Stepping from the main tracks to avoid the Blue Mountain Express, Y. C. Harbaugh, watchman for the Western Maryland, was struck by a through freight train and killed.

Mr. Harbaugh was born near Blue Ridge Summit, but spent the greater portion of his life in the vicinity of Emmitsburg. Last spring he moved to Hagerstown to be with his children. He was aged 65 years.

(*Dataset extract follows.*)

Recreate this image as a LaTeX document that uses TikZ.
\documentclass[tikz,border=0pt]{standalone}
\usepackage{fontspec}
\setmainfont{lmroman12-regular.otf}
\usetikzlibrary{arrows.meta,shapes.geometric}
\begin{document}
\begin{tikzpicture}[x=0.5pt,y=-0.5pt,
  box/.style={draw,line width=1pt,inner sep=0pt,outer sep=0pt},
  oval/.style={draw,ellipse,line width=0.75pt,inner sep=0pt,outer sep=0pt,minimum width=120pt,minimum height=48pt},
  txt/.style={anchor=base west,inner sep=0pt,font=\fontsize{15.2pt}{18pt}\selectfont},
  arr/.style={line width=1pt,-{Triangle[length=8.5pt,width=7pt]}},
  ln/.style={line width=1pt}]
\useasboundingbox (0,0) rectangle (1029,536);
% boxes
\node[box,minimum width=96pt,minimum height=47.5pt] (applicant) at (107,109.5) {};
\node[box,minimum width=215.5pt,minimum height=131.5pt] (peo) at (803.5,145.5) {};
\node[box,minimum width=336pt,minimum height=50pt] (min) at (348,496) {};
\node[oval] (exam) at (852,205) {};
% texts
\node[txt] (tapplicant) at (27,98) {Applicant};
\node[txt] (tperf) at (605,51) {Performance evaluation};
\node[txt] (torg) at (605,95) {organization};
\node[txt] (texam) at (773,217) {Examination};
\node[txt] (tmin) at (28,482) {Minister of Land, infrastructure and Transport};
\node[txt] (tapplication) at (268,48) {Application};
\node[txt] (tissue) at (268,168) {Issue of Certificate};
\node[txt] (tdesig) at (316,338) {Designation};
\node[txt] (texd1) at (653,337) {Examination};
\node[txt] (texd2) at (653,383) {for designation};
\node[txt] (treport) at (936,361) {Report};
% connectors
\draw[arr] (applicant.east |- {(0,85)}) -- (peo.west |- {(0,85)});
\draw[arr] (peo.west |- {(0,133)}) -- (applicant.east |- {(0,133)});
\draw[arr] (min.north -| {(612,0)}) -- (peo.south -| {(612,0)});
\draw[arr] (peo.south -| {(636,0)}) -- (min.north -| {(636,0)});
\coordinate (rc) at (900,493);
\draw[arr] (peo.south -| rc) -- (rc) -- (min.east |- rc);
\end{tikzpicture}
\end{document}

The cement curbing and gutter work on Frederick Street is about completed and additional cement sidewalks have been laid. Authority has been given for surfacing not only Frederick Street but Gettysburg Street also. The roadway will be concrete and will be done by the contractors who are building the road from Taneytown to Emmitsburg. The C&P Telephone Company has a force of men engaged in changing the company's lines from Frederick Street to the alley adjoining. The work is rapidly nearing completion.

Trojan Horse

A Trojan-like wooden horse, operated by automobile power, was a novelty seen in Emmitsburg Wednesday. The animal, a huge gray Percheron, had a very competent jockey and was followed by a glaring yellow car occupied by an advertising agent for a well-known beverage.

Autoist Arrested

Wednesday morning the deputy sheriff arrested a man from Gettysburg who was operating an auto without having an operator's card. When the auto came into Emmitsburg via Frederick Street there was every evidence that it had received rough usage. The windshield was smashed and on one side of the car grass and dirt were clinging. The charge against the chauffeur was "operating a car while under the influence of liquor." But, on the testimony of two physicians, this charge was dismissed and the operator, who had fares for five soldiers, was fined $10 in cost.

More Robberies

Early Saturday morning a thief, or thieves, stole from the garage of Gillelan & Son, their Ford Touring car. Every effort is being made to locate the car but so far no clue has been found.